Перелистал хрустящие страницы, пахнущие качественной полиграфией. Без всякой радости и удовлетворения, словно само собой разумелось, нашел свое имя в авторах и швырнул книгу на прикроватную тумбу. Фолиант провалился сквозь столешницу и исчез.
Встал и, пошатываясь на слабых ногах, вышел из палаты. Он шел по коридору, взятому из самых страшных воспоминаний о прошлом. Сине-зеленые стены, перерезанные на уровне пояса коричневой магнитной лентой. Белые меловые разводы на полу, грязные щетки и тряпки из старых отслуживших халатов. Под больничными тапочками хрустели рассыпающиеся куски штукатурки.
В больнице шел ремонт. Юный врач тащил стопку медицинских справочников, выносил хлам из палат и кабинетов и раскладывал в коридоре. Справочники он пристроил на подоконнике. Женщины с волосами, собранными в косынки, отмывали и соскребывали со стен старую побелку.
Побрел к окну, покрытому пылью и известью и совершенно непрозрачному. Подошел к подоконнику, вцепился в него руками и уставился в белое пятно стекла.
Ему полагалось быть счастливым и свободным, но не чувствовалось ни того, ни другого. Он сбежал с фабрики, не стал ее частью, вырвался из участка, предоставлен сам себе. Вроде случилось, как хотелось, а ощущение, будто не приобрел, а потерял…
Рукопись!
Чертова кипа бумажек, годящаяся только на растопку, затерялась. Опустил голову.
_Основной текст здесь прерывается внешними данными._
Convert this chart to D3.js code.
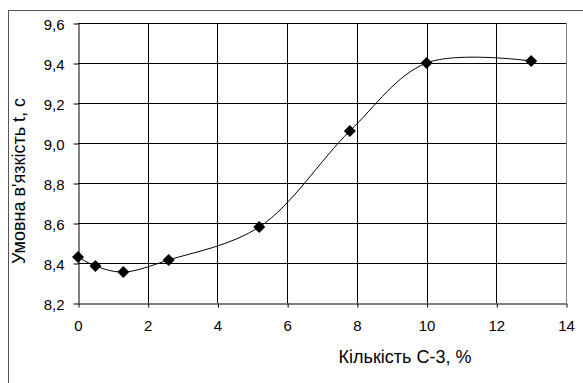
<!DOCTYPE html>
<html>
<head>
<meta charset="utf-8">
<script src="https://cdn.jsdelivr.net/npm/d3@7"></script>
<style>
  body { margin: 0; background: #fff; }
  svg { font-family: "Liberation Sans", Arial, sans-serif; }
</style>
</head>
<body>
<div id="chart"></div>
<script>
// values
var xValues = [0, 0.5, 1.3, 2.6, 5.2, 7.8, 10, 13];
var yValues = [8.43, 8.385, 8.355, 8.415, 8.58, 9.06, 9.40, 9.41];
var xTicks = [0, 2, 4, 6, 8, 10, 12, 14];
var yTicks = [8.2, 8.4, 8.6, 8.8, 9.0, 9.2, 9.4, 9.6];
var xTitle = "Кількість С-3, %";
var yTitle = "Умовна в'язкість t, с";

var chartWidth = 583, chartHeight = 383;
var margin = {top: 23, right: 17, bottom: 80, left: 78},
    width  = chartWidth - margin.left - margin.right,
    height = chartHeight - margin.top - margin.bottom;

var svg = d3.select("#chart").append("svg")
    .attr("width", chartWidth)
    .attr("height", chartHeight);

// outer chart frame (cropped on the right and bottom)
svg.append("rect")
    .attr("x", 8.5).attr("y", 10.5)
    .attr("width", 600).attr("height", 400)
    .attr("fill", "none")
    .attr("stroke", "#555")
    .attr("stroke-width", 1);

var g = svg.append("g")
    .attr("transform", "translate(" + margin.left + "," + margin.top + ")");

var x = d3.scaleLinear().domain([0, 14]).range([0, width]);
var y = d3.scaleLinear().domain([8.2, 9.6]).range([height, 0]);

var fmt = function(d) { return d3.format(".1f")(d).replace(".", ","); };

// grid lines
g.append("g").selectAll("line.h")
    .data(yTicks.slice(1))
  .enter().append("line")
    .attr("x1", 0).attr("x2", width)
    .attr("y1", function(d) { return Math.round(y(d)) + 0.5; })
    .attr("y2", function(d) { return Math.round(y(d)) + 0.5; })
    .attr("stroke", "#000");

g.append("g").selectAll("line.v")
    .data(xTicks.slice(1, -1))
  .enter().append("line")
    .attr("y1", 0).attr("y2", height)
    .attr("x1", function(d) { return Math.round(x(d)) + 0.5; })
    .attr("x2", function(d) { return Math.round(x(d)) + 0.5; })
    .attr("stroke", "#000");

// right border of plot area
g.append("line")
    .attr("x1", width + 0.5).attr("x2", width + 0.5)
    .attr("y1", 0).attr("y2", height)
    .attr("stroke", "#808080");

// axes
var xAxis = g.append("g")
    .attr("transform", "translate(0," + (height + 0.5) + ")")
    .call(d3.axisBottom(x).tickValues(xTicks).tickSize(4).tickSizeOuter(0).tickPadding(13).tickFormat(d3.format("d")));

var yAxis = g.append("g")
    .attr("transform", "translate(0.5,0)")
    .call(d3.axisLeft(y).tickValues(yTicks).tickSize(5).tickSizeOuter(0).tickPadding(9).tickFormat(fmt));

[xAxis, yAxis].forEach(function(a) {
  a.select(".domain").attr("stroke", "#000");
  a.selectAll(".tick line").attr("stroke", "#000");
  a.selectAll("text").attr("fill", "#000").style("font-size", "15px")
      .style("font-family", "'Liberation Sans', Arial, sans-serif");
});
yAxis.selectAll("text").attr("dy", "0.42em");
xAxis.selectAll(".tick line").attr("transform", "translate(0.5,0)");
yAxis.selectAll(".tick line").attr("transform", "translate(0,0.5)");

// smoothed curve
var pts = xValues.map(function(v, i) { return [v, yValues[i]]; });
var line = d3.line()
    .x(function(d) { return x(d[0]); })
    .y(function(d) { return y(d[1]); })
    .curve(d3.curveCatmullRom.alpha(0.5));

g.append("path")
    .datum(pts)
    .attr("d", line)
    .attr("fill", "none")
    .attr("stroke", "#000")
    .attr("stroke-width", 1);

// diamond markers
var sym = d3.symbol().type(d3.symbolSquare).size(72);
g.selectAll("path.marker")
    .data(pts)
  .enter().append("path")
    .attr("class", "marker")
    .attr("d", sym)
    .attr("transform", function(d) { return "translate(" + x(d[0]) + "," + y(d[1]) + ") rotate(45)"; })
    .attr("fill", "#000");

// titles
svg.append("text")
    .attr("x", 405).attr("y", 363)
    .attr("text-anchor", "middle")
    .style("font-size", "18px")
    .text(xTitle);

svg.append("text")
    .attr("transform", "translate(25,181) rotate(-90)")
    .attr("text-anchor", "middle")
    .style("font-size", "18px")
    .text(yTitle);
</script>
</body>
</html>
Ему было безразлично, ничего в той рукописи его не тянуло к себе, не цепляло, не представляло интереса. Если бы она оказалась у него, он бы просто ее сжег и забыл о ней. Сколько не вычеркивай слов, как ни упрощай, а то, что остается, не менее скучно, чем вычеркнутое.
Хватит, к черту. Почему бы не дойти до предела и не вымарать все: мешают союзы и междометия – долой; плодятся глаголы – в топку их вместе с существительными, местоимениями и наречиями. Знаки препинания на свалку! И что останется? Пустота? Чистый лист? Этого мало.
Стоп! Отбой. Получается плагиат картин Семена Фролова.
Не успел разочароваться, как его осенило. Поставил пальцем в точку пыли на стекле. Через маленькое круглое пятно проглядывала черная грязь, укрытая измочаленными листьями.
Вот оно.
Идеальное произведение – краткое, многозначное, решительное, лишенное всякого многословия. Каждый в нем может увидеть свое. Кто-то отыщет в мизерном пятнышке материальное ничто, начало всех начал, безразмерный кусочек, который, будучи представлен бесконечным числом, составляет пространство. Другим точка напомнит о конце предложения, жизни, Вселенной, всего сущего. Третий найдет в ней проекцию оси вращения мира.
Но чего-то не хватало. Слишком коротко, примитивно, нужно развить идею, подсказать читателю направление мысли.
Не удержался от многословия и грязным указательным пальцем поставил еще две точки. Пусть будет намек на продолжение.
Вздрогнул.
Сквозь три прозрачных кружка на него уставились глаза.